Naspers also invested $250m in India-based online travel booking platform Ibibo Group. Incubated by Naspers in 2007, Ibibo has used a series of acquisitions to build a diversified travel booking service that encompasses bus, hotel and flight booking as well as ride sharing and vehicle tracking.
China Merchants Bank led a $102m round for Boqii.com, a social network and e-commerce platform for pet owners.
China-based cybersecurity app provider Mobi Magic raised $100m in a round co-led by internet and cybersecurity company Qihoo360 Technology and VC fund Frees Fund, China News Services reported. Mobi Magic, which was founded in 2013, develops security apps for the Android operating system which provide anti-virus protection, memory usage optimisation and cleaning. It had reportedly accumulated 300 million global users by the end of 2015.
Telstra Ventures, the corporate venturing arm of telecoms group Telstra, invested in China-based cloud-storage service provider Qiniu as part of a $100m series D round, according to The Australian. The round included Harvest Global Investments and China Broadband Capital. Telstra Ventures’ share was “not too far away from” the $5m to $10m it typically invests, Telstra Ventures managing director Matthew Koertge told the Australian.
China-based courier service Tian Tian Express raised RMB600m ($92m) in what it has called a series A round, backed by home appliance manufacturer Qingdao Haier, China Money Network reported. CICC Qianhai Development Fund, a joint venture between investment bank China International Capital Corp and Shenzhen Municipal Government agency Qianhai Financial Holdings, led the round, according to Chinese state news agency Xinhua.
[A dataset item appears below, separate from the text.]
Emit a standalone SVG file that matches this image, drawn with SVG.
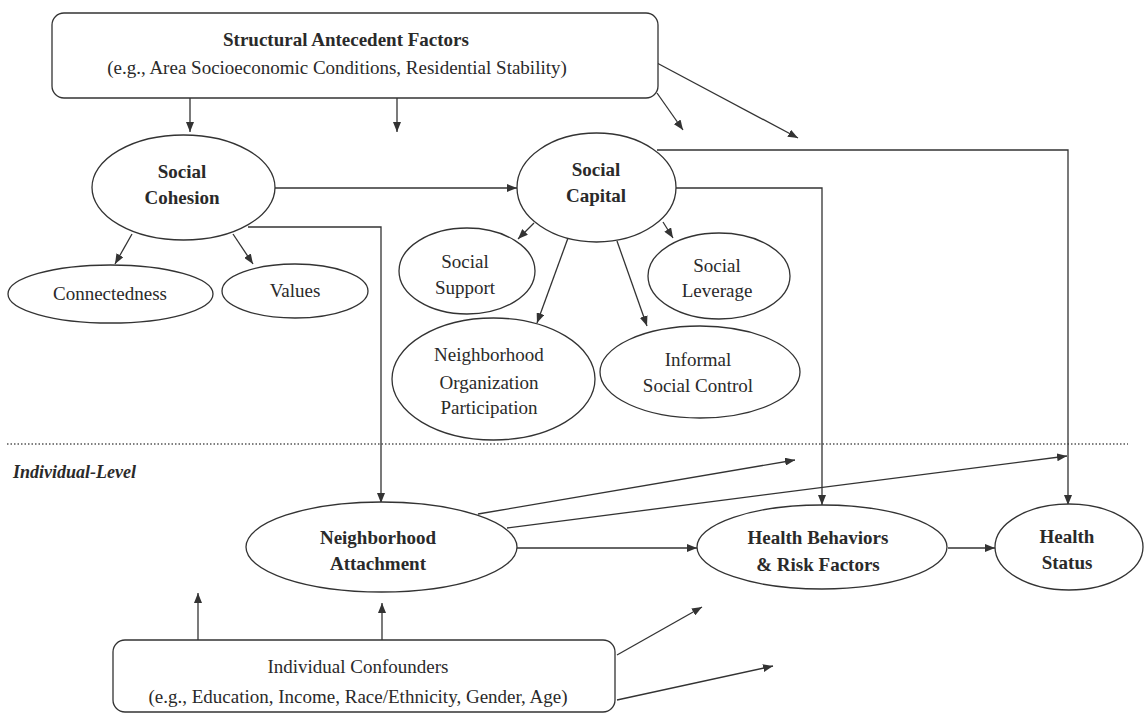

UK-based drug developer Mission Therapeutics raised £60m ($86m) in a series C round backed by investors including pharmaceutical firms Roche, Pfizer and GlaxoSmithKline. The three corporates invested through their respective corporate venturing units Roche Venture Fund, Pfizer Venture Investments and SR One.
Insurance firm Axa paid €75m ($83m) for an 8% stake in Africa Internet Group (AIG), a collection of Africa-based e-commerce assets overseen by holding company Rocket Internet. AIG incorporates several Africa-based services from Rocket Internet portfolio companies, such as ride-hailing service Easy Taxi, classified listings sites Carmudi, Vendito and Lamudi, jobs listing platform Everjobs, food delivery service Hellofood, hotel booking platform Jovago and e-commerce platforms Kaymu and Zando. Axa is making the investment as part of a strategic alliance with Jumia, a Nigeria-based e-commerce platform founded in 2012 which now operates in 11 African countries, and which is AIG’s largest business.